§ THE TASK
Print the material below exactly as it stands, please, from its first line to the line holding "8.87e-4, 1.667e-3, 1.374e-3, 2.82e-3, 2.82e-3, 4.96e-3]", with no pictures.

§ GIVEN MATERIAL
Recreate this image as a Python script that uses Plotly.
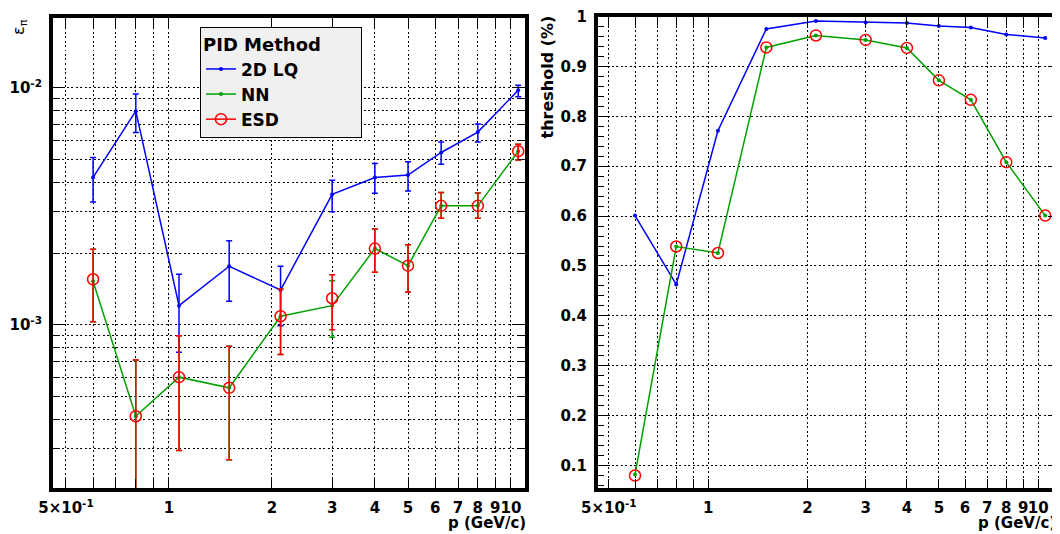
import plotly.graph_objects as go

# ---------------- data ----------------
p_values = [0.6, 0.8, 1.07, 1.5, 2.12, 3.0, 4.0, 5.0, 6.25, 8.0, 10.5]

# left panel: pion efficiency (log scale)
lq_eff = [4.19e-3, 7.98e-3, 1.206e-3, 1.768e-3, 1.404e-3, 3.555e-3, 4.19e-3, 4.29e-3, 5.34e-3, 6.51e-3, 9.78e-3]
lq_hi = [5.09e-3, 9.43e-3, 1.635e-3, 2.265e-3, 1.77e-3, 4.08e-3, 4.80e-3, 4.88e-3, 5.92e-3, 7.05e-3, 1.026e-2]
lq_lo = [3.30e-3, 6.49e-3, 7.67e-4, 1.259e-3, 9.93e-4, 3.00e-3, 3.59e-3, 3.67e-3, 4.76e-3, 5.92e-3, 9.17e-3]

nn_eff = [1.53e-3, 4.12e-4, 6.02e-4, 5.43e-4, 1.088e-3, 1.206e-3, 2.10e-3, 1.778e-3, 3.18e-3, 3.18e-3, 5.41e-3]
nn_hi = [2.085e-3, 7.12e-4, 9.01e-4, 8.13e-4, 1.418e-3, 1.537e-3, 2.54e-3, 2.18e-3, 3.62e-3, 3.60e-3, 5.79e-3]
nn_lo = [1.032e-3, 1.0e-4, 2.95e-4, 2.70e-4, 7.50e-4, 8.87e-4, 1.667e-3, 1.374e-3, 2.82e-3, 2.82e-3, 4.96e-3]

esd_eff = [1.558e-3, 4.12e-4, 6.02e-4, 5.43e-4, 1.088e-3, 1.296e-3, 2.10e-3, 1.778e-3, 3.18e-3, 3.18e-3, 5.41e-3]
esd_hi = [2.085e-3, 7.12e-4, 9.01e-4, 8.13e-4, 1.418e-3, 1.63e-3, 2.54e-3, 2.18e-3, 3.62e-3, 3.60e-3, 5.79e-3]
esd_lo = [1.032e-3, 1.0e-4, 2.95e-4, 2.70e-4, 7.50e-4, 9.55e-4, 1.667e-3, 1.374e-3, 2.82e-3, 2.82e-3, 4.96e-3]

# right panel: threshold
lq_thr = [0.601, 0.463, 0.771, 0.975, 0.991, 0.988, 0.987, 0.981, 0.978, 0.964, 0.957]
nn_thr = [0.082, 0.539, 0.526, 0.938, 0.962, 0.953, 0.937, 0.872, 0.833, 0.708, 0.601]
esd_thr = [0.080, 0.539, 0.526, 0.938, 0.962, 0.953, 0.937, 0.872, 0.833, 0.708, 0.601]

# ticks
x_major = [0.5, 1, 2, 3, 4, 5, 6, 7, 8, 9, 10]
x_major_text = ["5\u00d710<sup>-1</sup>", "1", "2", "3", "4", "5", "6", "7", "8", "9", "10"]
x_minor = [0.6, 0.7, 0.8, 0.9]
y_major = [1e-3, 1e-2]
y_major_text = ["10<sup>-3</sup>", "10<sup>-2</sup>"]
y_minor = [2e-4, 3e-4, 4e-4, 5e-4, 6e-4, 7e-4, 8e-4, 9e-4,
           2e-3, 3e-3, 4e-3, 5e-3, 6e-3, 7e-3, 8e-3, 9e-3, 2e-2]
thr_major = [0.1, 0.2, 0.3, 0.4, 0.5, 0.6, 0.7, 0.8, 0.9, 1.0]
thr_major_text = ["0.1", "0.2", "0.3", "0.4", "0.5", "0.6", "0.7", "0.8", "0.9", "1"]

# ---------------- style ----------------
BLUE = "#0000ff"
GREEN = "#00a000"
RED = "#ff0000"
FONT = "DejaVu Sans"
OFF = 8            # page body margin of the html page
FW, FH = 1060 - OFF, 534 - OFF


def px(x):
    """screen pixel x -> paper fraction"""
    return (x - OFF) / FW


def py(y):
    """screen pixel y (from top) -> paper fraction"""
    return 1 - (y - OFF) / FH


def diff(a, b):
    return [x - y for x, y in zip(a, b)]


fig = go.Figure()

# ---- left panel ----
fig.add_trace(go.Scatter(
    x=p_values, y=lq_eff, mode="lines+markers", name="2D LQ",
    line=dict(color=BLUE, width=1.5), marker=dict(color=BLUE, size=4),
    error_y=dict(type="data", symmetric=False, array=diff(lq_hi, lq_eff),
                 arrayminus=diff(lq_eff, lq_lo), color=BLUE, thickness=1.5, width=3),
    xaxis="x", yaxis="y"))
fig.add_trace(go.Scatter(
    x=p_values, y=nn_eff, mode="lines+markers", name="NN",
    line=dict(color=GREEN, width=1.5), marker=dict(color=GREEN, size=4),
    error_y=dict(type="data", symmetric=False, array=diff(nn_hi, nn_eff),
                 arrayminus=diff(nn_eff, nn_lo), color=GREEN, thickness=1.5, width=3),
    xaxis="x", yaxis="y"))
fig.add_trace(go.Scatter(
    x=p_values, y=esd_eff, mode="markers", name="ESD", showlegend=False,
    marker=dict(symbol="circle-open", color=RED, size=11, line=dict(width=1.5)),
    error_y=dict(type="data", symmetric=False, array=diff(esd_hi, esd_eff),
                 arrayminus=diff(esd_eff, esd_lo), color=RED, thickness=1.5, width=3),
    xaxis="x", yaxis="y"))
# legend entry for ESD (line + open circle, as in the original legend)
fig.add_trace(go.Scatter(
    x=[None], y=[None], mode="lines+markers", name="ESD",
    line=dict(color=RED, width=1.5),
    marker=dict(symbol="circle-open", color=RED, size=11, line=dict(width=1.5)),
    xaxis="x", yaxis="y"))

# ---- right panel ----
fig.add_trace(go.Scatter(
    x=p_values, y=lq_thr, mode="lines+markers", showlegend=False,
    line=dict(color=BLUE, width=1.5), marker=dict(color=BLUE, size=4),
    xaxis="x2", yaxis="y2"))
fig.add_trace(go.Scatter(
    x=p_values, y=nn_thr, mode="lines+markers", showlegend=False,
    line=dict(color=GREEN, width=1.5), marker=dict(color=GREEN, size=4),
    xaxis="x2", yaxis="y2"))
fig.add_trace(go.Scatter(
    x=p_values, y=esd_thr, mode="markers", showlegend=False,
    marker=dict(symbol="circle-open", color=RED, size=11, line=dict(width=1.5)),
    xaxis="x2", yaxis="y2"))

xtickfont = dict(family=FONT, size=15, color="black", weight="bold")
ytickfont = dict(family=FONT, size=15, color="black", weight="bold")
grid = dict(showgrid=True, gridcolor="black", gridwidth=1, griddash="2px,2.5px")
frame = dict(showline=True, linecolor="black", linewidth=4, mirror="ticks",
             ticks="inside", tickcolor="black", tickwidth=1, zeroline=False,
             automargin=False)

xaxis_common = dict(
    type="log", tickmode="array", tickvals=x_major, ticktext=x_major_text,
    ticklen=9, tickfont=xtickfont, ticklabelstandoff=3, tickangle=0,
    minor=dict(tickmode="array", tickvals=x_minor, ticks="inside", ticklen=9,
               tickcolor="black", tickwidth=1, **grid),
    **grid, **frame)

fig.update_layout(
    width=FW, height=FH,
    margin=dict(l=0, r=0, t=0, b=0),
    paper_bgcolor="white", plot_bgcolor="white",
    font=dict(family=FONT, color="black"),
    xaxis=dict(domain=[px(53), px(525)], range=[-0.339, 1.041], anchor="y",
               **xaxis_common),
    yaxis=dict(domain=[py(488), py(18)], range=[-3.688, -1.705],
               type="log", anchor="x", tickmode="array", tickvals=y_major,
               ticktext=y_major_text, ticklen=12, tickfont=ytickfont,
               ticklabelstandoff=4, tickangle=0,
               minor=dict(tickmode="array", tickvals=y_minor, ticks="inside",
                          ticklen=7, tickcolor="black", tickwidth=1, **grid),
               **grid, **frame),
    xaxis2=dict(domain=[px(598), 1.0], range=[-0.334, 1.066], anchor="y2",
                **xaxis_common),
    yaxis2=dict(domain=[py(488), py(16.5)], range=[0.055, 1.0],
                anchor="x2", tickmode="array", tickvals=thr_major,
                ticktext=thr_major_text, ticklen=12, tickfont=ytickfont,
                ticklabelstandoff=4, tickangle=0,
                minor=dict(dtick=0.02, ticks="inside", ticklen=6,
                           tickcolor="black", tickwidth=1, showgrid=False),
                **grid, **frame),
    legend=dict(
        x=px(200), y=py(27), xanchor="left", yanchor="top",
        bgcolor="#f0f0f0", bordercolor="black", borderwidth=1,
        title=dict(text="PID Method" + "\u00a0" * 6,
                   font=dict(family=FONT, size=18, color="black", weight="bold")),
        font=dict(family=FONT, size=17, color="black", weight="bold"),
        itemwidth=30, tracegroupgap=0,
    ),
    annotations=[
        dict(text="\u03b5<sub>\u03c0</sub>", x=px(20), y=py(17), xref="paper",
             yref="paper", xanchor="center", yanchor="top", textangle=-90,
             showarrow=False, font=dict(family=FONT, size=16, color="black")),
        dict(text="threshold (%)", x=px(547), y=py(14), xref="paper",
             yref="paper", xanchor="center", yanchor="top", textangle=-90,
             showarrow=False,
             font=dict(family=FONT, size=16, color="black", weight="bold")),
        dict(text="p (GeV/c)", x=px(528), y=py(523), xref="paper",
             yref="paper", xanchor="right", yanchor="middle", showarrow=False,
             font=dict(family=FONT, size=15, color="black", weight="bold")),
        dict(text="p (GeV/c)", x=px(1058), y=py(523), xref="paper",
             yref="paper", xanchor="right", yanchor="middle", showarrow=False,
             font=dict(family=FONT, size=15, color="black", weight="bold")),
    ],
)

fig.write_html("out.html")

§ SOLUTION FOR THIS PROBLEM
Recreate this image as a Python script that uses Plotly.
import plotly.graph_objects as go

# ---------------- data ----------------
p_values = [0.6, 0.8, 1.07, 1.5, 2.12, 3.0, 4.0, 5.0, 6.25, 8.0, 10.5]

# left panel: pion efficiency (log scale)
lq_eff = [4.19e-3, 7.98e-3, 1.206e-3, 1.768e-3, 1.404e-3, 3.555e-3, 4.19e-3, 4.29e-3, 5.34e-3, 6.51e-3, 9.78e-3]
lq_hi = [5.09e-3, 9.43e-3, 1.635e-3, 2.265e-3, 1.77e-3, 4.08e-3, 4.80e-3, 4.88e-3, 5.92e-3, 7.05e-3, 1.026e-2]
lq_lo = [3.30e-3, 6.49e-3, 7.67e-4, 1.259e-3, 9.93e-4, 3.00e-3, 3.59e-3, 3.67e-3, 4.76e-3, 5.92e-3, 9.17e-3]

nn_eff = [1.53e-3, 4.12e-4, 6.02e-4, 5.43e-4, 1.088e-3, 1.206e-3, 2.10e-3, 1.778e-3, 3.18e-3, 3.18e-3, 5.41e-3]
nn_hi = [2.085e-3, 7.12e-4, 9.01e-4, 8.13e-4, 1.418e-3, 1.537e-3, 2.54e-3, 2.18e-3, 3.62e-3, 3.60e-3, 5.79e-3]
nn_lo = [1.032e-3, 1.0e-4, 2.95e-4, 2.70e-4, 7.50e-4, 8.87e-4, 1.667e-3, 1.374e-3, 2.82e-3, 2.82e-3, 4.96e-3]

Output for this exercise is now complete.